-- START Source data --
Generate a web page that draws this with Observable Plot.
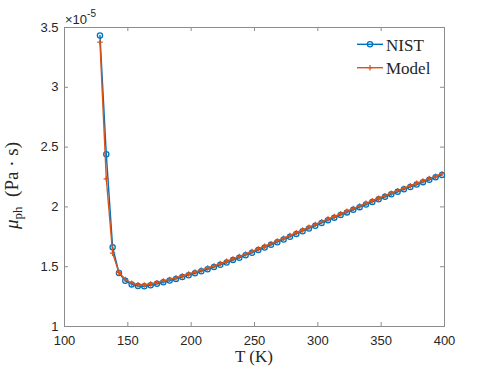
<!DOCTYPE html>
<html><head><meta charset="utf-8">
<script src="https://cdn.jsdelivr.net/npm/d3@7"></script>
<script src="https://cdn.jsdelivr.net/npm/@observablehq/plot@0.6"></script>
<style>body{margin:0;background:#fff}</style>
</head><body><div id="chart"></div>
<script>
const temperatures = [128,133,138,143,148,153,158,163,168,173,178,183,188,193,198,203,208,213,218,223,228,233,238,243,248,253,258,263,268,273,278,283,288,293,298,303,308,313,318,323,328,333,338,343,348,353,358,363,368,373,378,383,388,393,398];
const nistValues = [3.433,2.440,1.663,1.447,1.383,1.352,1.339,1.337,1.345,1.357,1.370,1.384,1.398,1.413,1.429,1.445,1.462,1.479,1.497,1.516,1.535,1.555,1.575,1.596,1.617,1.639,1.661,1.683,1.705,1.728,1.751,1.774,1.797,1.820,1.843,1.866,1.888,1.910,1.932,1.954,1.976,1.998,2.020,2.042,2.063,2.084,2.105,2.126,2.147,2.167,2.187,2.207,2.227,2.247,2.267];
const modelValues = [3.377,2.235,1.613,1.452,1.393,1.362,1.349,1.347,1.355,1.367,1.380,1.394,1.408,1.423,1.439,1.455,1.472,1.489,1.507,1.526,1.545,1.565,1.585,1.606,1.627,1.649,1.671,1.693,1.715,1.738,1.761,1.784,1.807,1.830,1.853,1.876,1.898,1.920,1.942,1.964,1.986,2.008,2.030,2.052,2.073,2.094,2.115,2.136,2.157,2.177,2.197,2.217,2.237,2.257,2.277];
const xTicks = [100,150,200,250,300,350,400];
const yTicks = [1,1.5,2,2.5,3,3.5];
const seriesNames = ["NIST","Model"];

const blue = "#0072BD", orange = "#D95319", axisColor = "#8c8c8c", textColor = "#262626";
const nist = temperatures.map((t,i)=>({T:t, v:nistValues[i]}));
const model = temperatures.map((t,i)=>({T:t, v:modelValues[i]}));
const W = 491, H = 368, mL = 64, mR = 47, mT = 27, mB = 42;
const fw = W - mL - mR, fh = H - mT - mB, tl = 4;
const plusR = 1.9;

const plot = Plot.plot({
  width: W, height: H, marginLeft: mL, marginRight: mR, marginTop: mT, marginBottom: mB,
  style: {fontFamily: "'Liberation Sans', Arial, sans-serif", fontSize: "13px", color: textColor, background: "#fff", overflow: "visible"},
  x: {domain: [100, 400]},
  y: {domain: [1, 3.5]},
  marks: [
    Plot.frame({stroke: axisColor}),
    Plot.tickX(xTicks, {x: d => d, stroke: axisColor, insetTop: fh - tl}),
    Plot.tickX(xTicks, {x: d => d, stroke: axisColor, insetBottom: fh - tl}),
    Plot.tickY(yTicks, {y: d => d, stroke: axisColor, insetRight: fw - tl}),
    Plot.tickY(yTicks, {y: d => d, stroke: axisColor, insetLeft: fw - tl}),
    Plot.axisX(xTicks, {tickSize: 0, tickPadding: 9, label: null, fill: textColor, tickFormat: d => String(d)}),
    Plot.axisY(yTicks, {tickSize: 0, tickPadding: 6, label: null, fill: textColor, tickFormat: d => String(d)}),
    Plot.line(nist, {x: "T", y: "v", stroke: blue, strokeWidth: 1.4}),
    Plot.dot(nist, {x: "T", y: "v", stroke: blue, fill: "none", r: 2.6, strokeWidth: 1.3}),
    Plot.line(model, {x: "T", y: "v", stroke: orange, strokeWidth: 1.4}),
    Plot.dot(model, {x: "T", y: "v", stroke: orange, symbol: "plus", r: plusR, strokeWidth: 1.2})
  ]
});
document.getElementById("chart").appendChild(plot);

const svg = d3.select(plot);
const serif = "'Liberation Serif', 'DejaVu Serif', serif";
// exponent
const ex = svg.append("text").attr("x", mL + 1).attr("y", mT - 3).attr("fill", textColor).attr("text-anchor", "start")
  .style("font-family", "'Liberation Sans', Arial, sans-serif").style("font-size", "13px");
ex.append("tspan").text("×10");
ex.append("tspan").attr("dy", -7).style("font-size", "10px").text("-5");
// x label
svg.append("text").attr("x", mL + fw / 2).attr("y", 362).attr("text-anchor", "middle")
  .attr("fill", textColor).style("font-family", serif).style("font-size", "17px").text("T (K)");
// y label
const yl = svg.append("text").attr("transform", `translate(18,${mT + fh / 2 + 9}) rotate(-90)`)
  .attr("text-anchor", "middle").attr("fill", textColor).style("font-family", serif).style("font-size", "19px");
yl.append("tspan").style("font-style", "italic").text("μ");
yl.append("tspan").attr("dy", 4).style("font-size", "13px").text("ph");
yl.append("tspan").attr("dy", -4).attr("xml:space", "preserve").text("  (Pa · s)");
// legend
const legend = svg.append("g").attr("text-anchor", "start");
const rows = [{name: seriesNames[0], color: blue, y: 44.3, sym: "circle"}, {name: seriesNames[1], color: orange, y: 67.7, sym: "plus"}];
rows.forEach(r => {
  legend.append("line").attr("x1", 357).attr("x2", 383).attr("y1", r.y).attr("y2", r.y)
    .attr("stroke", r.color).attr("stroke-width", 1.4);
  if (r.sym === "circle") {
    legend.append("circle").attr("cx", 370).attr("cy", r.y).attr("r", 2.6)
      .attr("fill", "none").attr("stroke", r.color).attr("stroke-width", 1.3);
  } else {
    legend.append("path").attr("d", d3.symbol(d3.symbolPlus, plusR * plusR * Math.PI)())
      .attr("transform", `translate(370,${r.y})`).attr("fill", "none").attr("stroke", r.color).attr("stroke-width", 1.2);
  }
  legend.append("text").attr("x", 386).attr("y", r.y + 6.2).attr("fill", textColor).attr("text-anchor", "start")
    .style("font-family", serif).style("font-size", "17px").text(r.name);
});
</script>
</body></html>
-- END Source data --
Write out the data precisely as given, excluding the pictures.

__Task result__
Generate a web page that draws this with Observable Plot.
<!DOCTYPE html>
<html><head><meta charset="utf-8">
<script src="https://cdn.jsdelivr.net/npm/d3@7"></script>
<script src="https://cdn.jsdelivr.net/npm/@observablehq/plot@0.6"></script>
<style>body{margin:0;background:#fff}</style>
</head><body><div id="chart"></div>
<script>
const temperatures = [128,133,138,143,148,153,158,163,168,173,178,183,188,193,198,203,208,213,218,223,228,233,238,243,248,253,258,263,268,273,278,283,288,293,298,303,308,313,318,323,328,333,338,343,348,353,358,363,368,373,378,383,388,393,398];
const nistValues = [3.433,2.440,1.663,1.447,1.383,1.352,1.339,1.337,1.345,1.357,1.370,1.384,1.398,1.413,1.429,1.445,1.462,1.479,1.497,1.516,1.535,1.555,1.575,1.596,1.617,1.639,1.661,1.683,1.705,1.728,1.751,1.774,1.797,1.820,1.843,1.866,1.888,1.910,1.932,1.954,1.976,1.998,2.020,2.042,2.063,2.084,2.105,2.126,2.147,2.167,2.187,2.207,2.227,2.247,2.267];
const modelValues = [3.377,2.235,1.613,1.452,1.393,1.362,1.349,1.347,1.355,1.367,1.380,1.394,1.408,1.423,1.439,1.455,1.472,1.489,1.507,1.526,1.545,1.565,1.585,1.606,1.627,1.649,1.671,1.693,1.715,1.738,1.761,1.784,1.807,1.830,1.853,1.876,1.898,1.920,1.942,1.964,1.986,2.008,2.030,2.052,2.073,2.094,2.115,2.136,2.157,2.177,2.197,2.217,2.237,2.257,2.277];
const xTicks = [100,150,200,250,300,350,400];
const yTicks = [1,1.5,2,2.5,3,3.5];
const seriesNames = ["NIST","Model"];

const blue = "#0072BD", orange = "#D95319", axisColor = "#8c8c8c", textColor = "#262626";
const nist = temperatures.map((t,i)=>({T:t, v:nistValues[i]}));
const model = temperatures.map((t,i)=>({T:t, v:modelValues[i]}));
const W = 491, H = 368, mL = 64, mR = 47, mT = 27, mB = 42;
const fw = W - mL - mR, fh = H - mT - mB, tl = 4;
const plusR = 1.9;

const plot = Plot.plot({
  width: W, height: H, marginLeft: mL, marginRight: mR, marginTop: mT, marginBottom: mB,
  style: {fontFamily: "'Liberation Sans', Arial, sans-serif", fontSize: "13px", color: textColor, background: "#fff", overflow: "visible"},
  x: {domain: [100, 400]},
  y: {domain: [1, 3.5]},
  marks: [
    Plot.frame({stroke: axisColor}),
    Plot.tickX(xTicks, {x: d => d, stroke: axisColor, insetTop: fh - tl}),
    Plot.tickX(xTicks, {x: d => d, stroke: axisColor, insetBottom: fh - tl}),
    Plot.tickY(yTicks, {y: d => d, stroke: axisColor, insetRight: fw - tl}),
    Plot.tickY(yTicks, {y: d => d, stroke: axisColor, insetLeft: fw - tl}),
    Plot.axisX(xTicks, {tickSize: 0, tickPadding: 9, label: null, fill: textColor, tickFormat: d => String(d)}),
    Plot.axisY(yTicks, {tickSize: 0, tickPadding: 6, label: null, fill: textColor, tickFormat: d => String(d)}),
    Plot.line(nist, {x: "T", y: "v", stroke: blue, strokeWidth: 1.4}),
    Plot.dot(nist, {x: "T", y: "v", stroke: blue, fill: "none", r: 2.6, strokeWidth: 1.3}),
    Plot.line(model, {x: "T", y: "v", stroke: orange, strokeWidth: 1.4}),
    Plot.dot(model, {x: "T", y: "v", stroke: orange, symbol: "plus", r: plusR, strokeWidth: 1.2})
  ]
});
document.getElementById("chart").appendChild(plot);

const svg = d3.select(plot);
const serif = "'Liberation Serif', 'DejaVu Serif', serif";
// exponent
const ex = svg.append("text").attr("x", mL + 1).attr("y", mT - 3).attr("fill", textColor).attr("text-anchor", "start")
  .style("font-family", "'Liberation Sans', Arial, sans-serif").style("font-size", "13px");
ex.append("tspan").text("×10");
ex.append("tspan").attr("dy", -7).style("font-size", "10px").text("-5");
// x label
svg.append("text").attr("x", mL + fw / 2).attr("y", 362).attr("text-anchor", "middle")
  .attr("fill", textColor).style("font-family", serif).style("font-size", "17px").text("T (K)");
// y label
const yl = svg.append("text").attr("transform", `translate(18,${mT + fh / 2 + 9}) rotate(-90)`)
  .attr("text-anchor", "middle").attr("fill", textColor).style("font-family", serif).style("font-size", "19px");
yl.append("tspan").style("font-style", "italic").text("μ");
yl.append("tspan").attr("dy", 4).style("font-size", "13px").text("ph");
yl.append("tspan").attr("dy", -4).attr("xml:space", "preserve").text("  (Pa · s)");
// legend
const legend = svg.append("g").attr("text-anchor", "start");
const rows = [{name: seriesNames[0], color: blue, y: 44.3, sym: "circle"}, {name: seriesNames[1], color: orange, y: 67.7, sym: "plus"}];
rows.forEach(r => {
  legend.append("line").attr("x1", 357).attr("x2", 383).attr("y1", r.y).attr("y2", r.y)
    .attr("stroke", r.color).attr("stroke-width", 1.4);
  if (r.sym === "circle") {
    legend.append("circle").attr("cx", 370).attr("cy", r.y).attr("r", 2.6)
      .attr("fill", "none").attr("stroke", r.color).attr("stroke-width", 1.3);
  } else {
    legend.append("path").attr("d", d3.symbol(d3.symbolPlus, plusR * plusR * Math.PI)())
      .attr("transform", `translate(370,${r.y})`).attr("fill", "none").attr("stroke", r.color).attr("stroke-width", 1.2);
  }
  legend.append("text").attr("x", 386).attr("y", r.y + 6.2).attr("fill", textColor).attr("text-anchor", "start")
    .style("font-family", serif).style("font-size", "17px").text(r.name);
});
</script>
</body></html>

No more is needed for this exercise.